The talk discusses the complexity of the output languages generated by compositions of macro tree transducers. Two results are shown: their membership problem is in DSPACE(n) and hence are context-senstive, and the class is NP-complete. The key idea of the proof is what we call the "garbage-free" normal form of macro tree transducers, which assures that the sizes of all intermediate trees during a computation are always less than the size of the final output tree.

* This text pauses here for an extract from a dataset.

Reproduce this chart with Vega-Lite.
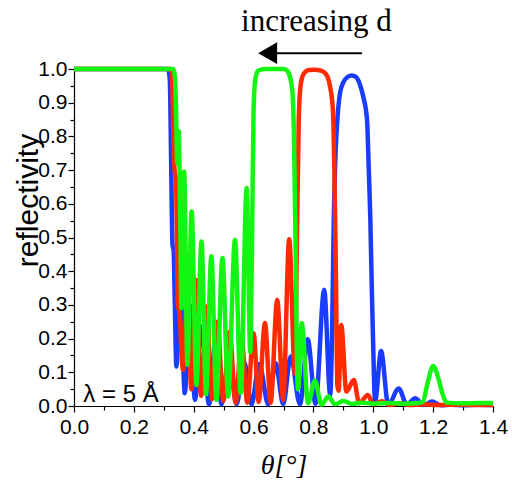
{
  "$schema": "https://vega.github.io/schema/vega-lite/v6.json",
  "width": 419,
  "height": 337,
  "autosize": "none",
  "padding": {"left": 74, "top": 69, "right": 19, "bottom": 78},
  "background": "white",
  "config": {"view": {"stroke": null}, "font": "Liberation Sans"},
  "datasets": {
    "curves": [
      {"s":"blue","t":0,"r":1},{"s":"blue","t":0.1,"r":1},{"s":"blue","t":0.2,"r":1},{"s":"blue","t":0.3,"r":1},{"s":"blue","t":0.314,"r":1},{"s":"blue","t":0.32,"r":0.97},{"s":"blue","t":0.325,"r":0.7},{"s":"blue","t":0.329,"r":0.48},{"s":"blue","t":0.333,"r":0.46},{"s":"blue","t":0.337,"r":0.3},{"s":"blue","t":0.342,"r":0.117},{"s":"blue","t":0.356,"r":0.38},{"s":"blue","t":0.37,"r":0.038},{"s":"blue","t":0.388,"r":0.3},{"s":"blue","t":0.404,"r":0.018},{"s":"blue","t":0.426,"r":0.236},{"s":"blue","t":0.451,"r":0.005},{"s":"blue","t":0.472,"r":0.18},{"s":"blue","t":0.493,"r":0.005},{"s":"blue","t":0.518,"r":0.14},{"s":"blue","t":0.543,"r":0.005},{"s":"blue","t":0.569,"r":0.13},{"s":"blue","t":0.593,"r":0.005},{"s":"blue","t":0.619,"r":0.125},{"s":"blue","t":0.649,"r":0.005},{"s":"blue","t":0.674,"r":0.127},{"s":"blue","t":0.699,"r":0.005},{"s":"blue","t":0.724,"r":0.147},{"s":"blue","t":0.755,"r":0.005},{"s":"blue","t":0.781,"r":0.198},{"s":"blue","t":0.807,"r":0.006},{"s":"blue","t":0.836,"r":0.345},{"s":"blue","t":0.856,"r":0.033},{"s":"blue","t":0.862,"r":0.2},{"s":"blue","t":0.868,"r":0.55},{"s":"blue","t":0.874,"r":0.75},{"s":"blue","t":0.88,"r":0.85},{"s":"blue","t":0.889,"r":0.929},{"s":"blue","t":0.9,"r":0.96},{"s":"blue","t":0.915,"r":0.977},{"s":"blue","t":0.928,"r":0.981},{"s":"blue","t":0.942,"r":0.976},{"s":"blue","t":0.955,"r":0.955},{"s":"blue","t":0.966,"r":0.92},{"s":"blue","t":0.979,"r":0.85},{"s":"blue","t":0.985,"r":0.7},{"s":"blue","t":0.99,"r":0.56},{"s":"blue","t":0.995,"r":0.35},{"s":"blue","t":1.0,"r":0.166},{"s":"blue","t":1.006,"r":0.013},{"s":"blue","t":1.026,"r":0.163},{"s":"blue","t":1.05,"r":0.004},{"s":"blue","t":1.085,"r":0.052},{"s":"blue","t":1.112,"r":0.004},{"s":"blue","t":1.14,"r":0.023},{"s":"blue","t":1.168,"r":0.003},{"s":"blue","t":1.196,"r":0.013},{"s":"blue","t":1.225,"r":0.002},{"s":"blue","t":1.26,"r":0.004},{"s":"blue","t":1.3,"r":0.002},{"s":"blue","t":1.35,"r":0.004},{"s":"blue","t":1.4,"r":0.003},

      {"s":"red","t":0,"r":1},{"s":"red","t":0.1,"r":1},{"s":"red","t":0.2,"r":1},{"s":"red","t":0.3,"r":1},{"s":"red","t":0.322,"r":1},{"s":"red","t":0.328,"r":0.97},{"s":"red","t":0.332,"r":0.8},{"s":"red","t":0.336,"r":0.7},{"s":"red","t":0.341,"r":0.67},{"s":"red","t":0.347,"r":0.3},{"s":"red","t":0.352,"r":0.28},{"s":"red","t":0.364,"r":0.107},{"s":"red","t":0.379,"r":0.45},{"s":"red","t":0.392,"r":0.05},{"s":"red","t":0.408,"r":0.374},{"s":"red","t":0.425,"r":0.03},{"s":"red","t":0.443,"r":0.295},{"s":"red","t":0.461,"r":0.02},{"s":"red","t":0.479,"r":0.25},{"s":"red","t":0.499,"r":0.015},{"s":"red","t":0.52,"r":0.22},{"s":"red","t":0.54,"r":0.01},{"s":"red","t":0.56,"r":0.2},{"s":"red","t":0.579,"r":0.01},{"s":"red","t":0.6,"r":0.216},{"s":"red","t":0.617,"r":0.012},{"s":"red","t":0.638,"r":0.246},{"s":"red","t":0.657,"r":0.009},{"s":"red","t":0.679,"r":0.315},{"s":"red","t":0.699,"r":0.018},{"s":"red","t":0.719,"r":0.495},{"s":"red","t":0.738,"r":0.097},{"s":"red","t":0.745,"r":0.5},{"s":"red","t":0.751,"r":0.85},{"s":"red","t":0.757,"r":0.95},{"s":"red","t":0.767,"r":0.985},{"s":"red","t":0.785,"r":0.997},{"s":"red","t":0.805,"r":0.998},{"s":"red","t":0.825,"r":0.995},{"s":"red","t":0.842,"r":0.985},{"s":"red","t":0.855,"r":0.95},{"s":"red","t":0.865,"r":0.88},{"s":"red","t":0.87,"r":0.7},{"s":"red","t":0.875,"r":0.4},{"s":"red","t":0.88,"r":0.06},{"s":"red","t":0.884,"r":0.045},{"s":"red","t":0.893,"r":0.24},{"s":"red","t":0.91,"r":0.043},{"s":"red","t":0.935,"r":0.077},{"s":"red","t":0.953,"r":0.008},{"s":"red","t":0.982,"r":0.033},{"s":"red","t":1.0,"r":0.005},{"s":"red","t":1.029,"r":0.014},{"s":"red","t":1.055,"r":0.003},{"s":"red","t":1.09,"r":0.008},{"s":"red","t":1.12,"r":0.003},{"s":"red","t":1.17,"r":0.005},{"s":"red","t":1.22,"r":0.003},{"s":"red","t":1.28,"r":0.004},{"s":"red","t":1.34,"r":0.003},{"s":"red","t":1.4,"r":0.003},

      {"s":"green","t":0,"r":1},{"s":"green","t":0.1,"r":1},{"s":"green","t":0.2,"r":1},{"s":"green","t":0.3,"r":1},{"s":"green","t":0.332,"r":1},{"s":"green","t":0.337,"r":0.98},{"s":"green","t":0.341,"r":0.88},{"s":"green","t":0.345,"r":0.72},{"s":"green","t":0.35,"r":0.815},{"s":"green","t":0.355,"r":0.55},{"s":"green","t":0.359,"r":0.29},{"s":"green","t":0.368,"r":0.696},{"s":"green","t":0.379,"r":0.122},{"s":"green","t":0.393,"r":0.577},{"s":"green","t":0.409,"r":0.062},{"s":"green","t":0.426,"r":0.488},{"s":"green","t":0.441,"r":0.035},{"s":"green","t":0.459,"r":0.444},{"s":"green","t":0.476,"r":0.018},{"s":"green","t":0.496,"r":0.439},{"s":"green","t":0.515,"r":0.028},{"s":"green","t":0.538,"r":0.493},{"s":"green","t":0.557,"r":0.038},{"s":"green","t":0.577,"r":0.647},{"s":"green","t":0.589,"r":0.16},{"s":"green","t":0.595,"r":0.5},{"s":"green","t":0.6,"r":0.88},{"s":"green","t":0.606,"r":0.97},{"s":"green","t":0.615,"r":0.995},{"s":"green","t":0.64,"r":1},{"s":"green","t":0.67,"r":1},{"s":"green","t":0.7,"r":1},{"s":"green","t":0.712,"r":0.995},{"s":"green","t":0.722,"r":0.975},{"s":"green","t":0.73,"r":0.93},{"s":"green","t":0.735,"r":0.8},{"s":"green","t":0.74,"r":0.5},{"s":"green","t":0.744,"r":0.2},{"s":"green","t":0.748,"r":0.05},{"s":"green","t":0.761,"r":0.246},{"s":"green","t":0.782,"r":0.008},{"s":"green","t":0.805,"r":0.075},{"s":"green","t":0.827,"r":0.004},{"s":"green","t":0.85,"r":0.028},{"s":"green","t":0.872,"r":0.005},{"s":"green","t":0.9,"r":0.015},{"s":"green","t":0.93,"r":0.006},{"s":"green","t":0.96,"r":0.01},{"s":"green","t":1.0,"r":0.007},{"s":"green","t":1.05,"r":0.009},{"s":"green","t":1.1,"r":0.007},{"s":"green","t":1.15,"r":0.009},{"s":"green","t":1.165,"r":0.012},{"s":"green","t":1.182,"r":0.07},{"s":"green","t":1.2,"r":0.119},{"s":"green","t":1.215,"r":0.09},{"s":"green","t":1.23,"r":0.04},{"s":"green","t":1.246,"r":0.01},{"s":"green","t":1.3,"r":0.008},{"s":"green","t":1.35,"r":0.009},{"s":"green","t":1.4,"r":0.009}
    ],
    "notes": [
      {"label": "increasing d", "t": 0.81, "r": 1.112},
      {"label": "λ = 5 Å", "t": 0.031, "r": 0.012}
    ],
    "arrow": [
      {"t": 0.962, "t2": 0.67, "r": 1.047}
    ],
    "arrowhead": [
      {"t": 0.647, "r": 1.047}
    ]
  },
  "encoding": {
    "x": {
      "field": "t", "type": "quantitative",
      "scale": {"domain": [0, 1.4], "nice": false, "zero": false},
      "axis": {
        "values": [0,0.1,0.2,0.3,0.4,0.5,0.6,0.7,0.8,0.9,1.0,1.1,1.2,1.3,1.4],
        "labelExpr": "abs(datum.value*5 - round(datum.value*5)) < 0.001 ? format(datum.value, '.1f') : ''",
        "labelOverlap": false,
        "labelFontSize": 21, "labelColor": "black", "labelPadding": 4,
        "labelFlush": false,
        "tickSize": {"condition": {"test": "abs(datum.value*5 - round(datum.value*5)) < 0.001", "value": 6}, "value": 4},
        "tickColor": "black", "tickWidth": 1.2,
        "domainColor": "black", "domainWidth": 1.2,
        "grid": false,
        "title": "θ[°]", "titleFont": "Liberation Serif", "titleFontStyle": "italic",
        "titleFontWeight": "normal", "titleFontSize": 28, "titleColor": "black", "titlePadding": 14
      }
    },
    "y": {
      "field": "r", "type": "quantitative",
      "scale": {"domain": [0, 1.0], "nice": false},
      "axis": {
        "values": [0,0.05,0.1,0.15,0.2,0.25,0.3,0.35,0.4,0.45,0.5,0.55,0.6,0.65,0.7,0.75,0.8,0.85,0.9,0.95,1.0],
        "labelExpr": "abs(datum.value*10 - round(datum.value*10)) < 0.001 ? format(datum.value, '.1f') : ''",
        "labelOverlap": false,
        "labelFontSize": 21, "labelColor": "black", "labelPadding": 1,
        "labelFlush": false,
        "tickSize": {"condition": {"test": "abs(datum.value*10 - round(datum.value*10)) < 0.001", "value": 6}, "value": 4},
        "tickColor": "black", "tickWidth": 1.2,
        "domainColor": "black", "domainWidth": 1.2,
        "grid": false,
        "title": "reflectivity", "titleFontSize": 30, "titleFontWeight": "normal", "titleColor": "black",
        "titleX": -37, "titleY": 131, "titleBaseline": "alphabetic", "titleAlign": "center", "titleAngle": 270
      }
    }
  },
  "layer": [
    {
      "data": {"name": "curves"},
      "transform": [{"filter": "datum.s === 'blue'"}],
      "mark": {"type": "line", "interpolate": "monotone", "strokeWidth": 4.5, "color": "#1a3cff"}
    },
    {
      "data": {"name": "curves"},
      "transform": [{"filter": "datum.s === 'red'"}],
      "mark": {"type": "line", "interpolate": "monotone", "strokeWidth": 4.5, "color": "#ff2a00"}
    },
    {
      "data": {"name": "curves"},
      "transform": [{"filter": "datum.s === 'green'"}],
      "mark": {"type": "line", "interpolate": "monotone", "strokeWidth": 4.5, "color": "#14f514"}
    },
    {
      "data": {"name": "notes"},
      "transform": [{"filter": "datum.label === 'increasing d'"}],
      "mark": {"type": "text", "font": "Liberation Serif", "fontSize": 31, "align": "center", "baseline": "alphabetic", "color": "black"},
      "encoding": {"text": {"field": "label"}}
    },
    {
      "data": {"name": "notes"},
      "transform": [{"filter": "datum.label !== 'increasing d'"}],
      "mark": {"type": "text", "font": "Liberation Sans", "fontSize": 24, "align": "left", "baseline": "alphabetic", "color": "black"},
      "encoding": {"text": {"field": "label"}}
    },
    {
      "data": {"name": "arrow"},
      "mark": {"type": "rule", "color": "black", "strokeWidth": 2},
      "encoding": {"x2": {"field": "t2"}}
    },
    {
      "data": {"name": "arrowhead"},
      "mark": {"type": "point", "shape": "triangle-left", "filled": true, "color": "black", "opacity": 1, "size": 480}
    }
  ]
}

2. Hui Song (Peking University)

Supporting Model-Driven Development of Runtime Architecture Infrastructures

Abstract:
When software systems are running, their environments and user requirements are also changing. That forces us to monitor and adjust the systems during runtime. We can do such runtime management work more easily if we have an architecture model of the system (think about a similar case for mending a house). Runtime architecture infrastructures are key equipments to enable such architecture-based runtime management. They automatically synchronize the states of running software systems and their architecture models, so that people or software agents can monitor and control the running system by directly editing these architecture models.

There are many different types of systems and architecture models. That means people often face the work for developing such infrastructures. We provide a tool-set that supports people to develop runtime architecture infrastructures in a model-driven way. They do not need to write much code, but just write three MOF models and one QVT transformation (which are all mainstream modeling standards) to specify the infrastructure they need, and our tool-set can automatically generate the infrastructure for them.

In this talk, I will demonstrate architecture-based runtime management, using a small case. After that, I will present how our tool-set supports model-driven development of the infrastructures to support such cases. Finally, I will try to discuss about the distinction between the engineering solutions and the linguistic solutions, when we both want to liberate people from solving a problem repetitively.